Data extracted from a collection:
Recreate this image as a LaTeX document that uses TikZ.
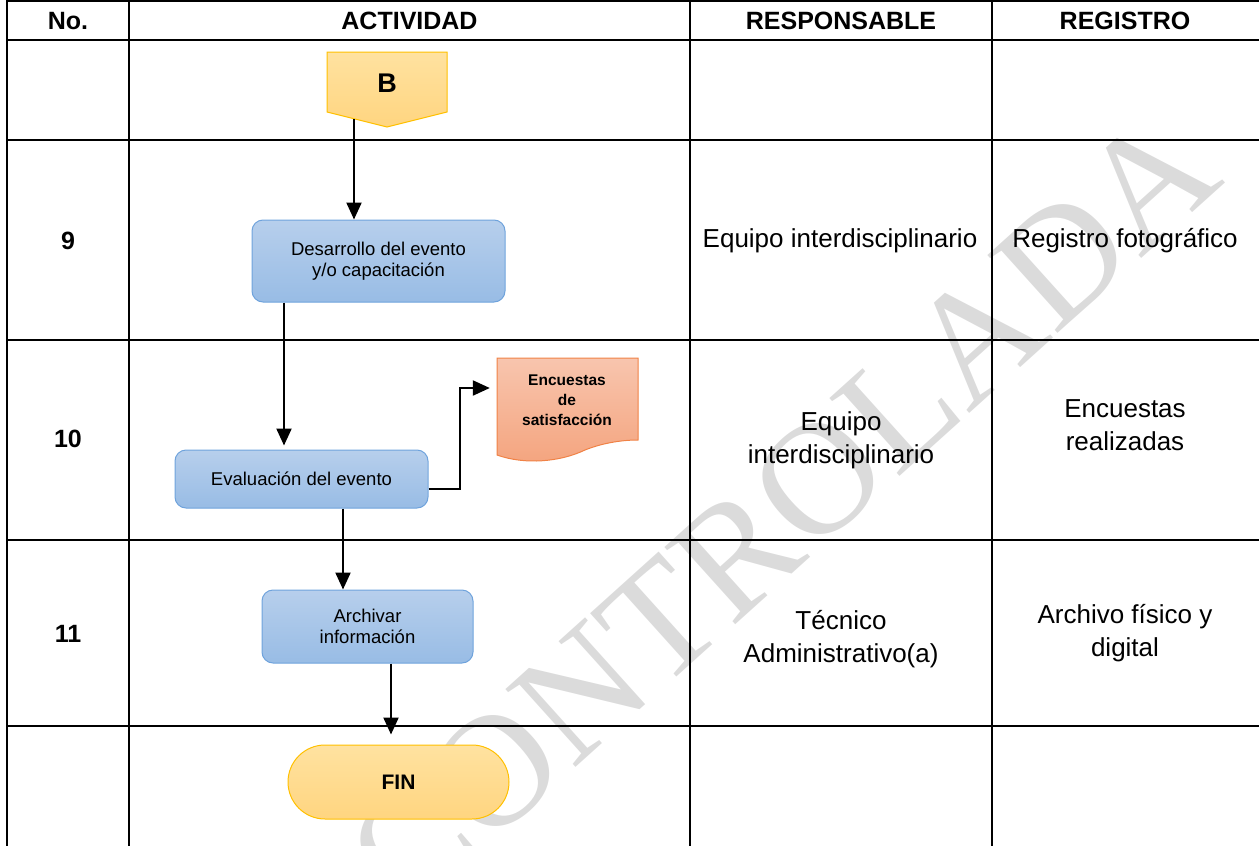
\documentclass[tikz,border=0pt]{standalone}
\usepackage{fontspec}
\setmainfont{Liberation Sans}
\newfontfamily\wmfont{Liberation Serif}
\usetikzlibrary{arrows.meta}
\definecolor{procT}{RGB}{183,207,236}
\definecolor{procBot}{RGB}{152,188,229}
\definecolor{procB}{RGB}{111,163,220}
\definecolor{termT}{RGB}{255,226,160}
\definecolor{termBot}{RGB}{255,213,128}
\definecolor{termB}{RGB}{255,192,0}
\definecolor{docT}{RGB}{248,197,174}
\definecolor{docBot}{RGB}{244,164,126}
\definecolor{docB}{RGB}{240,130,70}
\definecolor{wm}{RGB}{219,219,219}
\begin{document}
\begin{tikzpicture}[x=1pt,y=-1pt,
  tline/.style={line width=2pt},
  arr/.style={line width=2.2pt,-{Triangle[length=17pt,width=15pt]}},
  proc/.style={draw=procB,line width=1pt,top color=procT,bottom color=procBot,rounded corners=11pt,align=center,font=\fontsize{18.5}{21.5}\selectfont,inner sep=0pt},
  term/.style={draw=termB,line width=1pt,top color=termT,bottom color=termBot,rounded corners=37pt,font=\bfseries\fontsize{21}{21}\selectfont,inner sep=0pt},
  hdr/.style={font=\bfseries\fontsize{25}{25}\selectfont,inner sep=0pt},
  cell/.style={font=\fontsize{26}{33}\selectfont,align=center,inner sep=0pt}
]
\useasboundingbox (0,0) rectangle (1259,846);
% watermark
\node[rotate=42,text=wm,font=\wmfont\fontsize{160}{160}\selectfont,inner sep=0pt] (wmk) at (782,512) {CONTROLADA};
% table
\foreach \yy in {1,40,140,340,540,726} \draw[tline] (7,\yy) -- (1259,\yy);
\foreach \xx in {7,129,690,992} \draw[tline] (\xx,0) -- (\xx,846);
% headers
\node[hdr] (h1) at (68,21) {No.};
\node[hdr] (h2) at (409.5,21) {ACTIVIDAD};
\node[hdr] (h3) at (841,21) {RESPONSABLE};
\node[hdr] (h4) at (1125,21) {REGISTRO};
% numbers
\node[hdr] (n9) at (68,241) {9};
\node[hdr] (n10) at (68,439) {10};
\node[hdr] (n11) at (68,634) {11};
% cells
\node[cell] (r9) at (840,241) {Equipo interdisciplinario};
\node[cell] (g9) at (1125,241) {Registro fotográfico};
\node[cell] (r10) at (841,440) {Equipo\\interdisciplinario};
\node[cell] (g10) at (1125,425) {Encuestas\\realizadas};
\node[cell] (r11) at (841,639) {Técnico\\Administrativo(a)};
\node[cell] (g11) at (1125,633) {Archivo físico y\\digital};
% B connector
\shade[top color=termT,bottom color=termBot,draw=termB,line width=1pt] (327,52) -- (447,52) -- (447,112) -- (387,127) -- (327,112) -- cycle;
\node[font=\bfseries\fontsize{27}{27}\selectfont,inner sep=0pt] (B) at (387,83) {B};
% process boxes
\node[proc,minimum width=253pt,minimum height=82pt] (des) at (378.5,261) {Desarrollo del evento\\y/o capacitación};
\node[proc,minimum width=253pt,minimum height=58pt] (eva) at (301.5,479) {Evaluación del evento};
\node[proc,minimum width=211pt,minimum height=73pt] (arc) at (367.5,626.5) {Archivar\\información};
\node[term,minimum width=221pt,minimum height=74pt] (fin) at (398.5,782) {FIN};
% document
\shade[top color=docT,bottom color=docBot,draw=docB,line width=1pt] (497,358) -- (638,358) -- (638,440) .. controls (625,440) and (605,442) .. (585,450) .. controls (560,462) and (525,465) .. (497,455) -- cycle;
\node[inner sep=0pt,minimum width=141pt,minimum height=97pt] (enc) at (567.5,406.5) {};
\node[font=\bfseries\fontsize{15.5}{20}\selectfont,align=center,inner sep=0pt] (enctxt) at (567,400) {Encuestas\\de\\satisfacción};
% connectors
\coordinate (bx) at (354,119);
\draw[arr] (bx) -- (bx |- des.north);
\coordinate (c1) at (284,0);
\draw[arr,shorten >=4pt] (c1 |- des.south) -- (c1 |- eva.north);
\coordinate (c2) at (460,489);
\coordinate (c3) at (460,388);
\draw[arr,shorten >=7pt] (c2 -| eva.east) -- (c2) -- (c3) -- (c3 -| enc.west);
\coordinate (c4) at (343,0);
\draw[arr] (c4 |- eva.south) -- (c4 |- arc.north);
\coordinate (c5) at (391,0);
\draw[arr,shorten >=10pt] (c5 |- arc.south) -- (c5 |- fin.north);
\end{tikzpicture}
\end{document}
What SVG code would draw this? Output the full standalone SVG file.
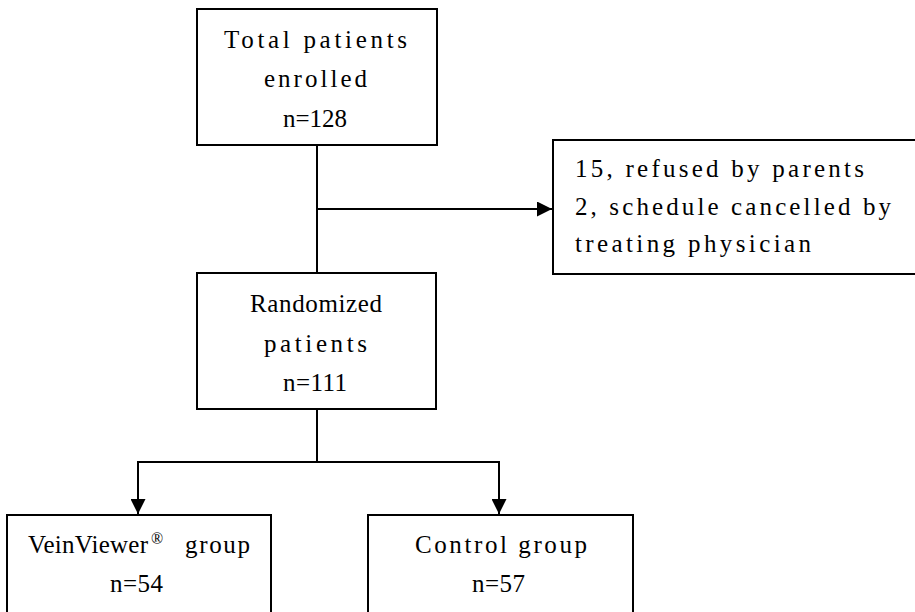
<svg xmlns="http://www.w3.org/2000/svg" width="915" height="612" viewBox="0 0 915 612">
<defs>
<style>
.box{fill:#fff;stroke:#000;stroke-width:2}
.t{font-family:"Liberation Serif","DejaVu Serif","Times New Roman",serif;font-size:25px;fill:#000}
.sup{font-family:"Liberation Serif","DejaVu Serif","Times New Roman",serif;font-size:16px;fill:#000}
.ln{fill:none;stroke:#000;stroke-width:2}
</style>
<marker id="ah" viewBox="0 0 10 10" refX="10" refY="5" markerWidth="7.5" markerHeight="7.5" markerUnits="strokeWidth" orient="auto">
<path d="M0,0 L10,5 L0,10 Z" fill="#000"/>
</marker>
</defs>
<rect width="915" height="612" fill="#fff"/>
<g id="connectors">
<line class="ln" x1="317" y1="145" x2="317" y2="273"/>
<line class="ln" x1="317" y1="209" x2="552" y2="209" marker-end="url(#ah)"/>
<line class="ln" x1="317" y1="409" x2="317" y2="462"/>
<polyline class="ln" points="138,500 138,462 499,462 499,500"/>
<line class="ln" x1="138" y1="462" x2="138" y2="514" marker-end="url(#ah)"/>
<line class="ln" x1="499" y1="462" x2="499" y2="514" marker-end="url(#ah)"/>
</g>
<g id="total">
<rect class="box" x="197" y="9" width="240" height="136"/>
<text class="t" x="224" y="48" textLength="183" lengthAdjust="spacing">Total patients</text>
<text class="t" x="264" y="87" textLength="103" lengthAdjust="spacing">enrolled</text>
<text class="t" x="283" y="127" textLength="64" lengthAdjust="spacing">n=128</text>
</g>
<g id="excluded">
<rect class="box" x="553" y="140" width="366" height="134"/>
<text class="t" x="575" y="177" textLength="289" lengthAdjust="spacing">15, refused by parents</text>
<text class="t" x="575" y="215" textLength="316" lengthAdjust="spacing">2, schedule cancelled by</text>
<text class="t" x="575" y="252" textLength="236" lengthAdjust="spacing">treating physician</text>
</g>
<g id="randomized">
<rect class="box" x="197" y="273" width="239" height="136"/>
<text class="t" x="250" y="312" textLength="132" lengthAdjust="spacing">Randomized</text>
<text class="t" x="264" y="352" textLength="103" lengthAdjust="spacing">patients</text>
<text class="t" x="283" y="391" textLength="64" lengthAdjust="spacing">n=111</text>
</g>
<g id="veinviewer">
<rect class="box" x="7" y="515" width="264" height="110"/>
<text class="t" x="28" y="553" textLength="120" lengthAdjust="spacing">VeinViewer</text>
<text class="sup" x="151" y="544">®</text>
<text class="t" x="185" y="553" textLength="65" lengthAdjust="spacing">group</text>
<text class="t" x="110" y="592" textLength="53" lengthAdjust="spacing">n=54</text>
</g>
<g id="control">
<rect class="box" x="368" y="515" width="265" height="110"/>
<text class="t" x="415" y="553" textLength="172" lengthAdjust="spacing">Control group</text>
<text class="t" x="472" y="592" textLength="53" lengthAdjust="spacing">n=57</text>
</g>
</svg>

TASK DIRECTIONS:
Of all the lines above, how many contain the word "draw"? Answer with only the number.

THE RESULT:
12